ARM Computing Clusters: Extending High-Performance Computing Environments for Analysis and Delivery of ARM Data

 

Authors

Robert James Records — Oak Ridge National Laboratory
Giri Prakash — Oak Ridge National Laboratory
Jitendra Kumar — Oak Ridge National Laboratory
Anthony Clodfelter — Oak Ridge National Laboratory

Category

ARM infrastructure

Description

The Atmospheric Research Measurement (ARM) Climate Research Facility collects various atmospheric parameters using state-of-the-art ground and aerial instruments from four permanent sites and three mobile facilities. The data collected from these sites are transferred to the ARM Data Center (ADC) where they go through the routine processes of data ingest, data quality analysis, and generation of value added science data products. These data are then archived in a High-Performance Storage System (HPSS) where it is stored and distributed to the users via the Data Discovery interface. The ARM Data Archive, located in the ARM Data Center at Oak Ridge National Laboratory (ORNL), currently stores and distributes over 1.4 petabytes (PB) of data from about 11,000 products from instrument data streams, value added products (VAPs), and Principal Investigator (PI) contributed datasets. To support the high volume of archived and incoming data and to increase efficiency of operations, analysis, modeling and simulations, a High-Performance Computing (HPC) infrastructure was enabled to support these initiatives. The ADC computing cluster architecture integrates current ADC cyber infrastructure with two additional computing clusters.
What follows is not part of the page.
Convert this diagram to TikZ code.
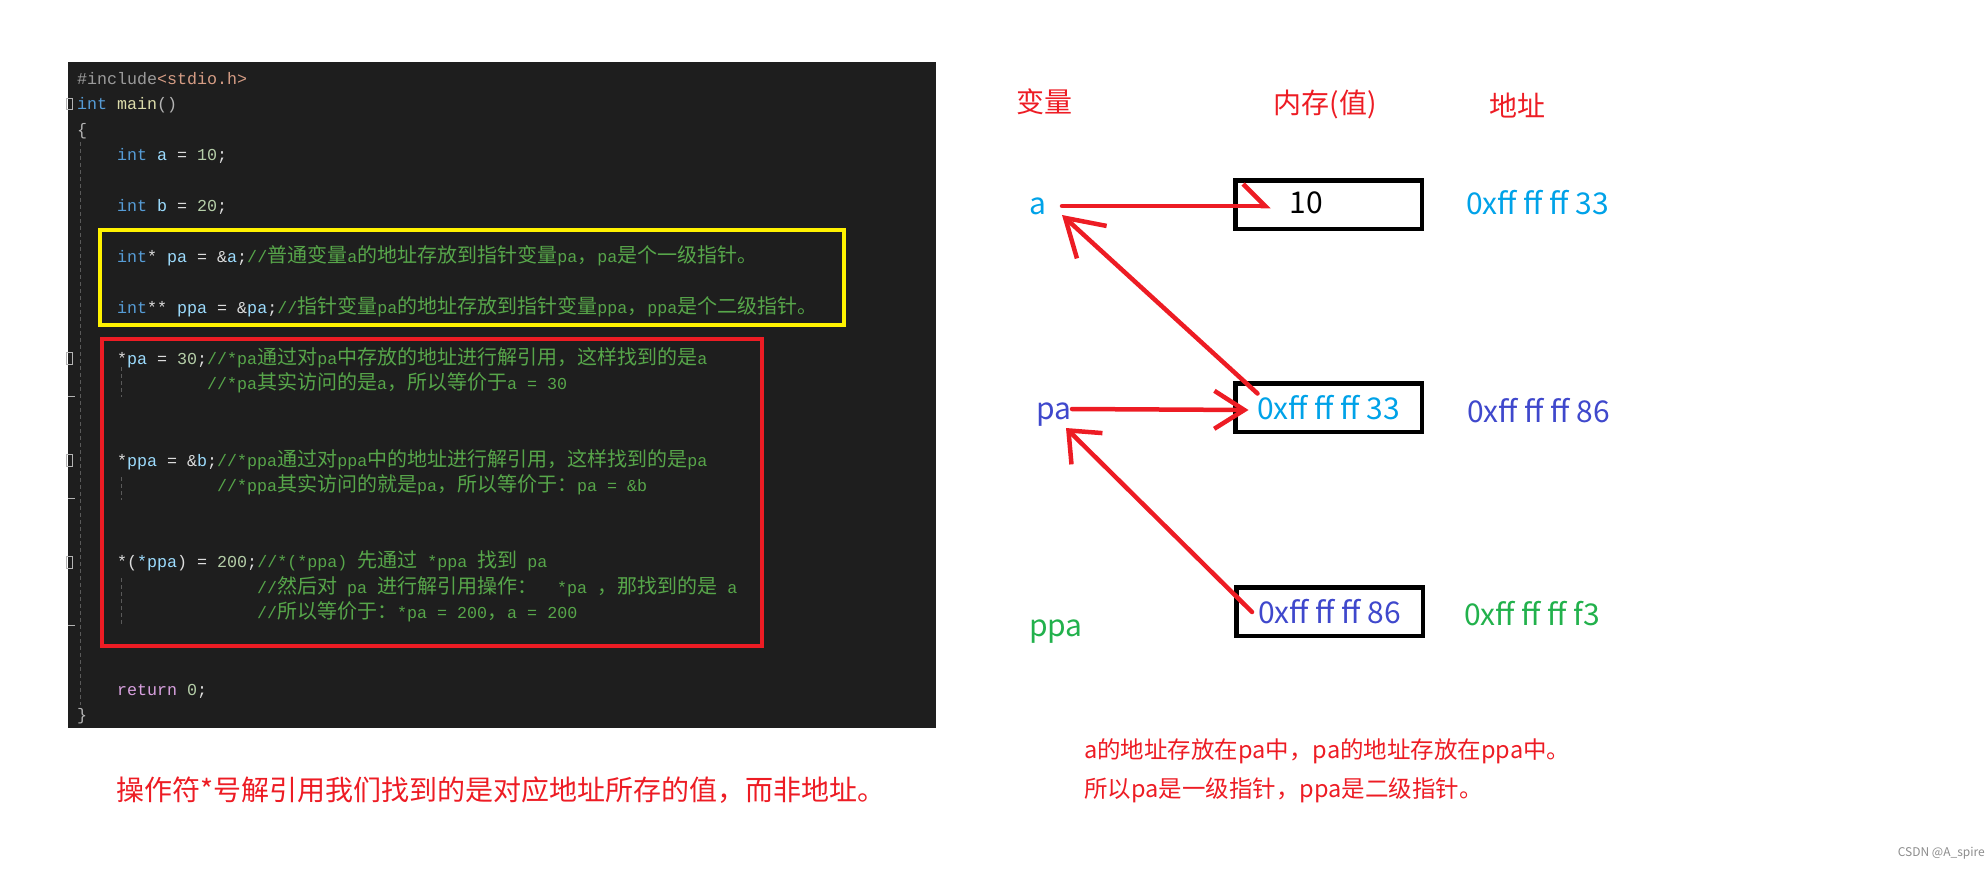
\documentclass[tikz,border=0pt]{standalone}
\usepackage{fontspec}
\setmainfont{Noto Sans CJK SC}
\newfontfamily\cjk{Noto Sans CJK SC}
\newfontfamily\codefont{Liberation Mono}
\usepackage{tikz}
\usetikzlibrary{arrows.meta,positioning,calc}

\definecolor{pred}{HTML}{ED1C24}
\definecolor{pyellow}{HTML}{FFF200}
\definecolor{pcyan}{HTML}{00A2E8}
\definecolor{pindigo}{HTML}{3F48CC}
\definecolor{pgreen}{HTML}{22B14C}
\definecolor{codebg}{HTML}{1E1E1E}
\definecolor{cguide}{HTML}{5A5A5A}
\definecolor{ckw}{HTML}{569CD6}
\definecolor{cid}{HTML}{9CDCFE}
\definecolor{cpl}{HTML}{DCDCDC}
\definecolor{cop}{HTML}{B4B4B4}
\definecolor{cnum}{HTML}{B5CEA8}
\definecolor{ccom}{HTML}{57A64A}
\definecolor{cpre}{HTML}{9B9B9B}
\definecolor{cstr}{HTML}{D69D85}
\definecolor{cfun}{HTML}{DCDCAA}
\definecolor{cret}{HTML}{D8A0DF}

\newcommand{\zht}[1]{{\cjk\fontsize{20}{24}\selectfont #1}}
\newcommand{\kwd}[1]{\textcolor{ckw}{#1}}
\newcommand{\idf}[1]{\textcolor{cid}{#1}}
\newcommand{\numb}[1]{\textcolor{cnum}{#1}}
\newcommand{\cmt}[1]{\textcolor{ccom}{#1}}

\tikzset{
  code/.style={anchor=base west, inner sep=0pt, text=cpl,
    font=\codefont\fontsize{16.67}{20}\selectfont},
  guide/.style={draw=cguide, line width=1pt, dash pattern=on 4pt off 3pt},
  head/.style={inner sep=0pt, text=pred, font=\fontsize{28}{34}\selectfont},
  lbl/.style={inner sep=0pt, font=\fontsize{30}{36}\selectfont},
  membox/.style={draw=black, line width=4.5pt, minimum width=186.5pt,
    minimum height=48.5pt, inner sep=0pt, font=\fontsize{30}{36}\selectfont},
  ptr/.style={draw=pred, line width=4.5pt, line cap=round, line join=round},
  note/.style={anchor=west, inner sep=0pt, text=pred}
}

\begin{document}
\begin{tikzpicture}[x=1pt,y=-1pt]
    \useasboundingbox (0,0) rectangle (1988,870);

    % code panel
    \fill[codebg] (68,62) rectangle (936,728);
    \draw[guide] (80,142) -- (80,705);
    \draw[guide] (121,367) -- (121,397);
    \draw[guide] (121,477) -- (121,500);
    \draw[guide] (121,578) -- (121,625);
    \draw[cop, line width=0.8pt] (66.5,98) rectangle (72.5,109);
    \draw[cop, line width=0.8pt] (66.5,352) rectangle (72.5,364);
    \draw[cop, line width=0.8pt] (66.5,454) rectangle (72.5,466);
    \draw[cop, line width=0.8pt] (66.5,556) rectangle (72.5,568);
    \draw[cop, line width=0.8pt] (68,396) -- (75,396);
    \draw[cop, line width=0.8pt] (68,498) -- (75,498);
    \draw[cop, line width=0.8pt] (68,625) -- (75,625);

    \node[code] (l0) at (77,84) {\textcolor{cpre}{\#include}\textcolor{cstr}{<stdio.h>}};
    \node[code] (l1) at (77,109.5) {\kwd{int} \textcolor{cfun}{main}\textcolor{cop}{()}};
    \node[code] (l2) at (77,135) {\textcolor{cop}{\{}};
    \node[code] (l3) at (117,160.4) {\kwd{int} \idf{a} = \numb{10};};
    \node[code] (l5) at (117,211.4) {\kwd{int} \idf{b} = \numb{20};};
    \node[code] (l7) at (117,262.3) {\kwd{int}* \idf{pa} = \&\idf{a};\cmt{//\zht{普通变量}a\zht{的地址存放到指针变量}pa\zht{，}pa\zht{是个一级指针。}}};
    \node[code] (l9) at (117,313.2) {\kwd{int}** \idf{ppa} = \&\idf{pa};\cmt{//\zht{指针变量}pa\zht{的地址存放到指针变量}ppa\zht{，}ppa\zht{是个二级指针。}}};
    \node[code] (l11) at (117,364.2) {*\idf{pa} = \numb{30};\cmt{//*pa\zht{通过对}pa\zht{中存放的地址进行解引用，这样找到的是}a}};
    \node[code] (l12) at (207,389.6) {\cmt{//*pa\zht{其实访问的是}a\zht{，所以等价于}a = 30}};
    \node[code] (l15) at (117,466) {*\idf{ppa} = \&\idf{b};\cmt{//*ppa\zht{通过对}ppa\zht{中的地址进行解引用，这样找到的是}pa}};
    \node[code] (l16) at (217,491.5) {\cmt{//*ppa\zht{其实访问的就是}pa\zht{，所以等价于：}pa = \&b}};
    \node[code] (l19) at (117,567.9) {*(\idf{*ppa}) = \numb{200};\cmt{//*(*ppa) \zht{先通过} *ppa \zht{找到} pa}};
    \node[code] (l20) at (257,593.4) {\cmt{//\zht{然后对} pa \zht{进行解引用操作：}\ \ *pa \zht{，那找到的是} a}};
    \node[code] (l21) at (257,618.9) {\cmt{//\zht{所以等价于：}*pa = 200\zht{，}a = 200}};
    \node[code] (l24) at (117,695.3) {\textcolor{cret}{return} \numb{0};};
    \node[code] (l25) at (77,720.8) {\textcolor{cop}{\}}};

    \draw[pyellow, line width=4pt] (100,230) rectangle (844,325);
    \draw[pred, line width=4pt] (102,339) rectangle (762,646);

    % variables, memory, addresses
    \node[head] (hvar) at (1044,102) {变量};
    \node[head] (hmem) at (1325,104) {内存(值)};
    \node[head] (hadr) at (1517,106) {地址};

    \node[lbl, text=pcyan] (a) at (1038,206) {a};
    \node[lbl, text=pindigo] (pa) at (1054,415) {pa};
    \node[lbl, text=pgreen] (ppa) at (1056,632) {ppa};

    \node[membox] (ma) at (1328.5,204.5) {};
    \node[lbl] (v10) at (1306,203) {10};
    \node[membox, text=pcyan] (mpa) at (1328.5,407.5) {0xff ff ff 33};
    \node[membox, text=pindigo] (mppa) at (1329.5,611.5) {0xff ff ff 86};

    \node[lbl, anchor=west, text=pcyan] (ada) at (1466,203) {0xff ff ff 33};
    \node[lbl, anchor=west, text=pindigo] (adpa) at (1467,411) {0xff ff ff 86};
    \node[lbl, anchor=west, text=pgreen] (adppa) at (1464,614) {0xff ff ff f3};

    \draw[ptr, -{Straight Barb[harpoon,length=22pt,width=44pt]}] ([shift={(24,0)}]a.center) -- ([shift={(-58,1.5)}]ma.center);
    \draw[ptr, -{Straight Barb[length=30pt,width=38pt]}] ([shift={(18,-6)}]pa.center) -- ([shift={(-80,2.5)}]mpa.center);
    \draw[ptr, -{Straight Barb[length=36pt,width=44pt]}] ([shift={(-71,-14)}]mpa.center) -- ([shift={(24,9)}]a.center);
    \draw[ptr, -{Straight Barb[length=26pt,width=44pt]}] ([shift={(-77.5,0.5)}]mppa.center) -- ([shift={(12,13)}]pa.center);

    % notes
    \node[note, font=\fontsize{28}{34}\selectfont] (n1) at (116,790) {操作符*号解引用我们找到的是对应地址所存的值，而非地址。};
    \node[note, font=\fontsize{23.5}{28}\selectfont] (n2) at (1084,751) {a的地址存放在pa中，pa的地址存放在ppa中。};
    \node[note, font=\fontsize{23.5}{28}\selectfont] (n3) at (1084,790) {所以pa是一级指针，ppa是二级指针。};
    \node[anchor=east, inner sep=0pt, text=black!45, font=\fontsize{12}{14}\selectfont] (wm) at (1985,853) {CSDN @A\_spire};
\end{tikzpicture}
\end{document}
The ADC computing cluster provides a tiered access to computing and storage resources to the ARM scientific community. The first tier consists of a small-scale, 1,080 core cluster deployed and operated as part of the ORNL Compute and Data Environment for Science (CADES) facility. The second tier is a mid-scale, 12,096 core cluster deployed and operated by the Oak Ridge Leadership Facility (OLCF). The mid-scale cluster will be deployed in phases with 4,032 core block in the first phase. At the highest tier, the facility will connect to the computational resources at OLCF. Co-located within ORNL computing infrastructure, a fast network will enable communication and seamless data movement across all the computational and data storage resources. In this presentation, we will share the current status of the cluster(s), enhanced workflows and discuss future requirements with ARM facility and scientific community. We expect, with commmunity involvement, that the ARM clusters will provide a platform for large-scale simulations and data analytics.